Tests of Quantum Gravity induced non-locality via opto-mechanical quantum oscillators

TL;DR

This paper proposes that nonlocal effects from quantum gravity could cause observable periodic squeezing in opto-mechanical oscillators, offering a new way to test quantum gravity theories with tabletop experiments.

Contribution

It introduces a modified Schrödinger equation from nonlocal quantum gravity theories and suggests opto-mechanical oscillators as a novel experimental platform to detect these effects.

Findings

Past experiments constrain nonlocality scale

Future experiments could detect or severely limit nonlocal effects

Tabletop experiments are promising for quantum gravity phenomenology

Abstract

Several quantum gravity scenarios lead to physics below the Planck scale characterised by nonlocal, Lorentz invariant equations of motion. We show that such non-local effective field theories lead to a modified Schr\"odinger evolution in the nonrelativistic limit. In particular, the nonlocal evolution of opto-mechanical quantum oscillators is characterised by a spontaneous periodic squeezing that cannot be generated by environmental effects.
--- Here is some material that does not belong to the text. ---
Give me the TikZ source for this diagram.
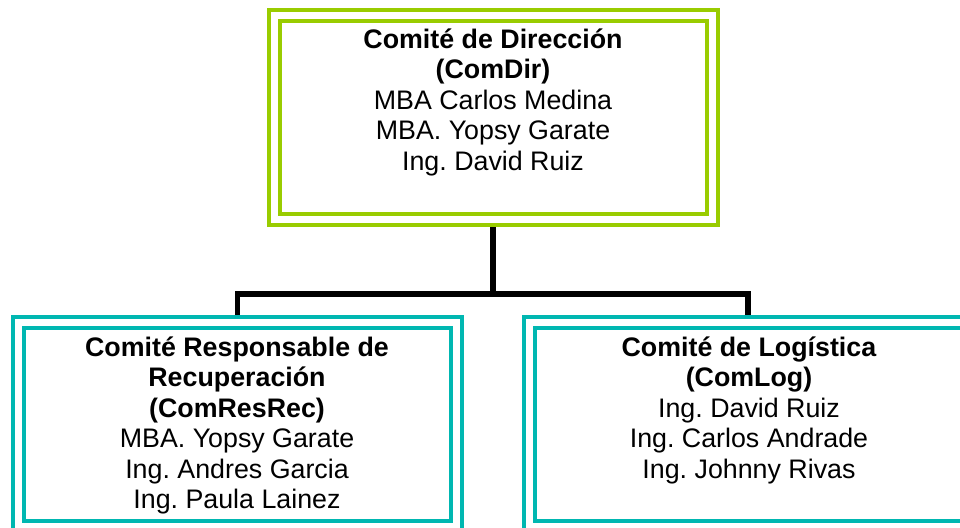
\documentclass[tikz,border=0pt]{standalone}
\usepackage{fontspec}
\setmainfont{Liberation Sans}
\frenchspacing
\definecolor{cgreen}{HTML}{99CC00}
\definecolor{cteal}{HTML}{00B7B1}
\begin{document}
\begin{tikzpicture}[x=1pt,y=-1pt,
  box/.style={rectangle, draw=#1, double=white, double distance=7pt, line width=4pt,
    minimum width=438pt, minimum height=204pt, inner sep=0pt, outer sep=7.5pt},
  txt/.style={align=center, anchor=base, inner sep=0pt, font=\fontsize{26.8}{30.5}\selectfont\frenchspacing},
  link/.style={draw=black, line width=5.5pt, line join=miter}]
\fill[white] (0,0) rectangle (960,527);
\useasboundingbox (0,0) rectangle (960,527);
\node[box=cgreen] (dir) at (493,117.5) {};
\node[box=cteal] (res) at (237.25,424) {};
\node[box=cteal] (log) at (748,424) {};
\node[txt] (dirt) at (493,170) {\textbf{Comité de Dirección}\\\textbf{(ComDir)}\\MBA Carlos Medina\\MBA. Yopsy Garate\\Ing. David Ruiz};
\node[txt] (rest) at (237,508.5) {\textbf{Comité Responsable de}\\\textbf{Recuperación}\\\textbf{(ComResRec)}\\MBA. Yopsy Garate\\Ing. Andres Garcia\\Ing. Paula Lainez};
\node[txt] (logt) at (749,478) {\textbf{Comité de Logística}\\\textbf{(ComLog)}\\Ing. David Ruiz\\Ing. Carlos Andrade\\Ing. Johnny Rivas};
\coordinate (j) at (493,294);
\draw[link] (dir.south) -- (j);
\draw[link] (res.north) |- (j) -| (log.north);
\end{tikzpicture}
\end{document}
We discuss constraints on the nonlocality obtained by past experiments, and show how future experiments (already under construction) will either see such effects or otherwise cast severe bounds on the non-locality scale (well beyond the current limits set by the Large Hadron Collider). This paves the way for table top, high precision experiments on massive quantum objects as a promising new avenue for testing some quantum gravity phenomenology.